Graduate Scheme success! with Andrew Fisher

At our first meeting, we were originally going to discuss career opportunities; however since arranging this I have been successful at gaining a graduate scheme with Credit Suisse, so we discussed the roles available within the rotational programme. Then we discussed some other issues and questions that I had prepared.

Andrew’s Background

A brief history about Andrew started off in FMCG at Unilever and had exposure to a variety of roles within the company. It was a very structured company with career paths mapped out so he quit to choose his own career path. He went into consulting, worked in financial services consulting for Standard Chartered and then joined them as in house consulting. Moved into wealth management which was fast paced and more complex. Stated that Maths was important in finance and the principles. There are some people in the industry who don’t agree with the methods Andrew has used to transform the financial services sector but that doesn’t stop him from trying to achieve his goal.

Key message: Don’t be afraid to ask for help or clarification because it becomes a lot harder to speak up if you play along not understanding.

Biggest Problems Andrew has faced in his career

Being told to research a project and regardless of the outcome, recommend the project doesn’t go ahead to ensure the directors retire on a large salary which was a final pension salary. The conflicts of interest and lack of integrity prompted him to quit.

Key message: There will always be points of reflection where you are not sure what to do, but in this case, stick to your guns and what you know is right.

How to develop my confidence

Ask for clarification on feedback of confidence issues. Learn from experience. Liaise with others who have lack of confidence and see if you are doing any of those traits. Develop presentation skills through giving presentations to family and friends. Practice in difficult situations where it doesn’t matter.

Key message: Be wary that some managers act out their own concerns through you and therefore may not be giving you the best advice.

Balancing Priorities

Triage – 1.Definietly going to die no matter what you do

2. Quick to die unless you do something quickly

3. Uncomfortable but not urgent

Can assess life like this and the tasks that are needed to undertake, always think what happens if I don’t? Think about what can be done right now, don’t put things off because of a chain of work, make a start right now.

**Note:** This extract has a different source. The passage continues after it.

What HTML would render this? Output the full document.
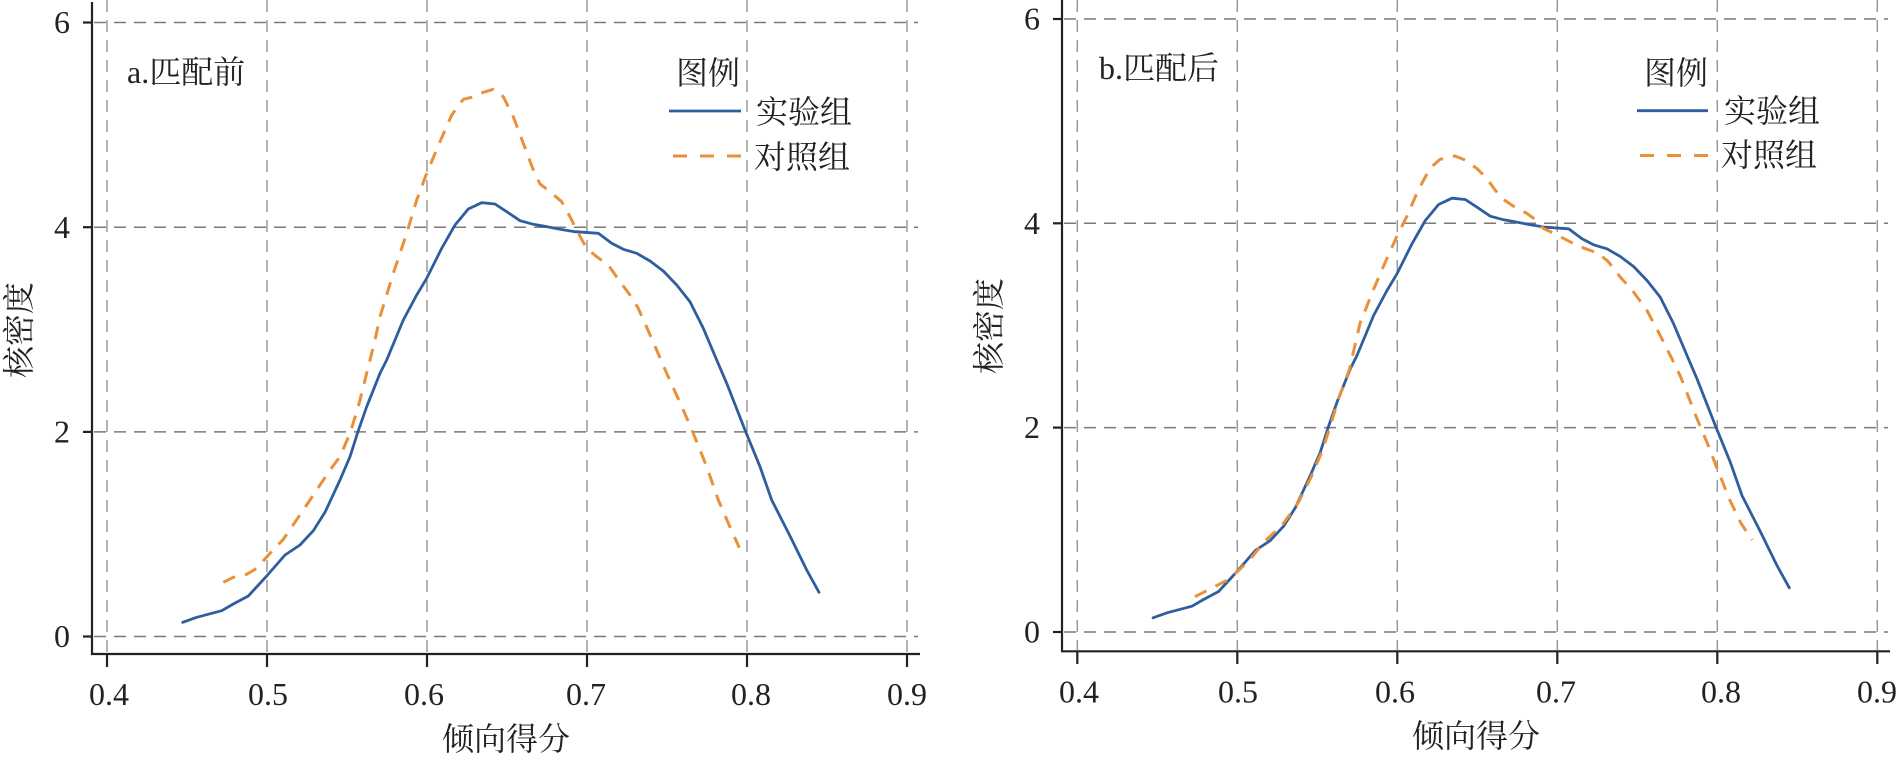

Key message: Always assess IQ and EQ (emotional intelligence) and motivation behind work.

Dealing with difficult colleagues

Look to their motivation and from their point of view. Turn the tables onto them but don’t take on their agenda. Ask for clarification.

Key message: Don’t reinforce their stereotype of you by not approaching them.


Andrew’s: Corporate Governance in multi-national companies, whether they take on a decentralised or centralised approach to management styles.

Mine: Is money taking the kick out of football?

Advice: Look at the purpose of football, the emotions and compare with other entertainment industries. Role models or society? Values of teamwork, equality and social responsibility due to downfall of society or footballers?

I found this meeting really useful as I got lots of guidance on the roles I can work in within Credit Suisse and also how to balance priorities. For the next meeting we have agreed to have my first draft of my dissertation and Andrew has agreed that I can contact him in the meanwhile for further advice.